*Your goal*:
All lines from the beginning of the listing through the line with "import plotly.graph_objects as go" are to be copied word for word; the pictures are not.

*Collected data*:
-*-

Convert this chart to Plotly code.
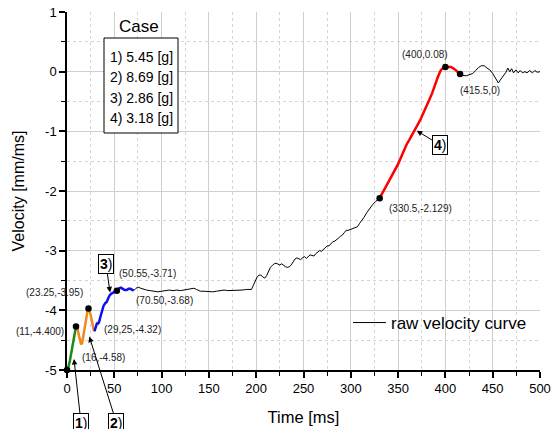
import plotly.graph_objects as go

# ---------------- data ----------------
raw_t = [0, 1.5, 3, 5, 7, 8.5, 9.5, 11, 12.5, 14, 15, 16, 17.5, 19, 20.5, 22, 22.7, 23.5, 25, 26.5, 28, 29.1,
         30.5, 31.6, 33, 34, 35.5, 37, 38.5, 40.4, 42, 43.5, 45, 47, 49, 51, 52.7, 55, 57, 59, 61, 63, 65, 67, 69, 70.5,
         73, 75, 78, 81, 84, 88, 92, 96, 100, 104, 108, 112, 116, 120, 124, 128, 131, 134, 137, 141, 145, 150,
         154, 158, 162, 166, 170, 175, 180, 185, 190, 195, 197, 199, 201, 203, 205, 207, 209, 211, 213, 215,
         217, 219, 221, 223, 225, 227, 229, 231, 233, 235, 237, 239, 241, 243, 245, 247, 249, 251, 253, 255,
         257, 259, 261, 263, 265, 267, 269, 271, 273, 275, 277, 279, 281, 283, 285, 287, 289, 291, 293, 295,
         297, 299, 301, 303, 305, 307, 309, 311, 314, 317, 320, 323, 326, 328, 330.5,
         334, 338, 342, 346, 350, 353, 356, 359, 362, 365, 368, 371, 374, 377, 380, 383, 386, 389, 392, 395,
         398, 400, 403, 406, 409, 412, 415.5,
         418, 422, 426, 429, 432, 435, 438, 441, 444, 447, 450, 452, 454, 456, 458, 461, 464, 466, 468, 470,
         472, 474.5, 477, 479, 481.5, 484, 486.5, 489, 492, 494.5, 497, 500]
raw_v = [-5.00, -4.95, -4.85, -4.65, -4.45, -4.32, -4.27, -4.30, -4.42, -4.54, -4.57, -4.55, -4.40, -4.20, -4.05, -3.98, -3.97, -3.99, -4.08, -4.22, -4.31, -4.35,
         -4.28, -4.22, -4.22, -4.19, -4.10, -4.00, -3.93, -3.88, -3.86, -3.80, -3.75, -3.72, -3.70, -3.68, -3.67, -3.63, -3.62, -3.64, -3.66, -3.66, -3.64, -3.64, -3.66, -3.67,
         -3.63, -3.61, -3.63, -3.65, -3.66, -3.67, -3.68, -3.69, -3.68, -3.67, -3.66, -3.67, -3.66, -3.67, -3.66, -3.65, -3.64, -3.63, -3.65, -3.68, -3.68, -3.69,
         -3.69, -3.68, -3.67, -3.66, -3.67, -3.67, -3.66, -3.66, -3.65, -3.65, -3.58, -3.50, -3.44, -3.41, -3.41, -3.44, -3.46, -3.42, -3.34, -3.28,
         -3.25, -3.22, -3.21, -3.22, -3.24, -3.22, -3.25, -3.27, -3.28, -3.27, -3.24, -3.19, -3.14, -3.12, -3.14, -3.15, -3.12, -3.10, -3.13, -3.10,
         -3.07, -3.08, -3.09, -3.05, -3.02, -3.00, -3.01, -2.98, -2.94, -2.92, -2.92, -2.88, -2.85, -2.84, -2.82, -2.79, -2.76, -2.74, -2.70, -2.66,
         -2.66, -2.65, -2.63, -2.62, -2.61, -2.60, -2.55, -2.51, -2.44, -2.36, -2.29, -2.23, -2.18, -2.15, -2.12,
         -2.02, -1.90, -1.78, -1.66, -1.55, -1.44, -1.32, -1.22, -1.14, -1.06, -0.96, -0.88, -0.79, -0.69, -0.58, -0.47, -0.36, -0.22, -0.09, 0.02,
         0.07, 0.08, 0.08, 0.08, 0.05, 0.01, -0.04,
         -0.06, -0.07, -0.05, -0.03, 0.02, 0.07, 0.10, 0.10, 0.06, 0.03, -0.03, -0.08, -0.14, -0.19, -0.14, -0.08, -0.01, 0.06, 0.00, 0.05,
         -0.02, 0.03, -0.02, 0.02, -0.02, 0.00, -0.02, 0.02, -0.02, 0.02, -0.01, 0.00]

# case segments (start time, end time) and colours
case_names = ["1", "2", "3", "4"]
case_mass = ["5.45", "8.69", "2.86", "3.18"]
case_start = [0, 9.5, 29.1, 330.5]
case_end = [9.5, 29.1, 70.5, 415.5]
case_colors = ["#1a8c1a", "#f08a1c", "#1010ee", "#ff0000"]

# marked points
mark_t = [0, 9.5, 22.7, 52.7, 330.5, 400, 415.5]
mark_v = [-5.0, -4.27, -3.97, -3.67, -2.12, 0.08, -0.04]

# point labels (text, pixel x, pixel y)
lbl_text = ["(11,-4.400)", "(16,-4.58)", "(23.25,-3.95)", "(29,25,-4.32)", "(50.55,-3.71)",
            "(70.50,-3.68)", "(400,0.08)", "(415.5,0)", "(330.5,-2.129)"]
lbl_px = [40, 103, 54, 132, 147, 164, 425, 480, 420]
lbl_py = [331, 357, 292, 329, 273, 300, 54, 90, 208]

# arrow annotations: head (data) + tail offset (px)
arr_t = [7.4, 23.6, 45.5, 369.7]
arr_v = [-4.815, -4.44, -3.70, -0.99]
arr_ax = [7, 27, -4, 23]
arr_ay = [64, 86, -28, 14]

x_ticks = [0, 50, 100, 150, 200, 250, 300, 350, 400, 450, 500]
x_ticktext = [str(v) for v in x_ticks]
y_ticks = [-5, -4, -3, -2, -1, 0, 1]
y_ticktext = ["-5", "-4", "-3", "-2", "-1", "0", "1"]

# ---------------- figure ----------------
W, H = 551, 429
L, R, T, B = 67, 11, 12, 59
pw, ph = W - L - R, H - T - B
FONT = "Arial, Liberation Sans, sans-serif"

def px2paper(px, py):
    return (px - L) / pw, (H - B - py) / ph

fig = go.Figure()
fig.add_trace(go.Scatter(x=raw_t, y=raw_v, mode="lines", name="raw velocity curve",
                         line=dict(color="black", width=1), showlegend=True))
for s, e, c in zip(case_start, case_end, case_colors):
    seg_t = [t for t in raw_t if s <= t <= e]
    seg_v = [v for t, v in zip(raw_t, raw_v) if s <= t <= e]
    fig.add_trace(go.Scatter(x=seg_t, y=seg_v, mode="lines", line=dict(color=c, width=2.5),
                             showlegend=False, cliponaxis=False))
fig.add_trace(go.Scatter(x=mark_t, y=mark_v, mode="markers", marker=dict(color="black", size=6.5),
                         showlegend=False, cliponaxis=False))

ann = []
for txt, px, py in zip(lbl_text, lbl_px, lbl_py):
    xp, yp = px2paper(px, py)
    ann.append(dict(text=txt, x=xp, y=yp, xref="paper", yref="paper", showarrow=False,
                    xanchor="center", yanchor="middle", font=dict(size=10, color="#222", family=FONT)))
for n, t, v, ax, ay in zip(case_names, arr_t, arr_v, arr_ax, arr_ay):
    ann.append(dict(text="<b>%s</b>)" % n, x=t, y=v, xref="x", yref="y", showarrow=True,
                    ax=ax, ay=ay, arrowhead=2, arrowsize=1.1, arrowwidth=1, arrowcolor="black",
                    bordercolor="black", borderwidth=1, borderpad=1, bgcolor="white",
                    font=dict(size=14, color="black", family=FONT)))
# case box
xp, yp = px2paper(139, 26)
ann.append(dict(text="Case", x=xp, y=yp, xref="paper", yref="paper", showarrow=False,
                xanchor="center", yanchor="middle", font=dict(size=17, color="black", family=FONT)))
for i, (n, m) in enumerate(zip(case_names, case_mass)):
    xp, yp = px2paper(141.5, 57 + 20.4 * i)
    ann.append(dict(text="%s) %s [g]" % (n, m), x=xp, y=yp, xref="paper", yref="paper", showarrow=False,
                    xanchor="center", yanchor="middle", font=dict(size=14, color="black", family=FONT)))
bx0, by0 = px2paper(104, 133)
bx1, by1 = px2paper(178, 38)
shapes = [dict(type="rect", xref="paper", yref="paper", x0=bx0, y0=by0, x1=bx1, y1=by1,
               line=dict(color="black", width=1), fillcolor="white", layer="above")]

lx, ly = px2paper(348, 323)

fig.update_layout(
    width=W, height=H, margin=dict(l=L, r=R, t=T, b=B, autoexpand=False),
    paper_bgcolor="white", plot_bgcolor="white",
    font=dict(family=FONT, color="black"),
    annotations=ann, shapes=shapes,
    legend=dict(x=lx, y=ly, xanchor="left", yanchor="middle", bgcolor="rgba(0,0,0,0)",
                font=dict(size=17, family=FONT), itemwidth=33),
    xaxis=dict(range=[0, 500], tickmode="array", tickvals=x_ticks, ticktext=x_ticktext,
               automargin=False,
               showline=True, linecolor="black", linewidth=1.5, ticks="outside", ticklen=6,
               tickwidth=1.5, tickcolor="black", tickfont=dict(size=13, family=FONT),
               showgrid=True, gridcolor="#cfcfcf", gridwidth=1, zeroline=False,
               minor=dict(dtick=25, tick0=0, ticks="outside", ticklen=4, tickwidth=1, tickcolor="black",
                          showgrid=True, gridcolor="#d4d4d4", griddash="dot", gridwidth=1),
               title=dict(text="Time [ms]", font=dict(size=16.5, family=FONT), standoff=16)),
    yaxis=dict(range=[-5, 1], tickmode="array", tickvals=y_ticks, ticktext=y_ticktext,
               automargin=False,
               showline=True, linecolor="black", linewidth=1.5, ticks="outside", ticklen=6,
               tickwidth=1.5, tickcolor="black", tickfont=dict(size=13, family=FONT),
               showgrid=True, gridcolor="#cfcfcf", gridwidth=1, zeroline=False,
               minor=dict(dtick=0.5, tick0=0, ticks="outside", ticklen=4, tickwidth=1, tickcolor="black",
                          showgrid=True, gridcolor="#d4d4d4", griddash="dot", gridwidth=1),
               title=dict(text="Velocity [mm/ms]", font=dict(size=16, family=FONT), standoff=16)),
)

fig.write_html("out.html")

-*-

*Final answer*:
Convert this chart to Plotly code.
import plotly.graph_objects as go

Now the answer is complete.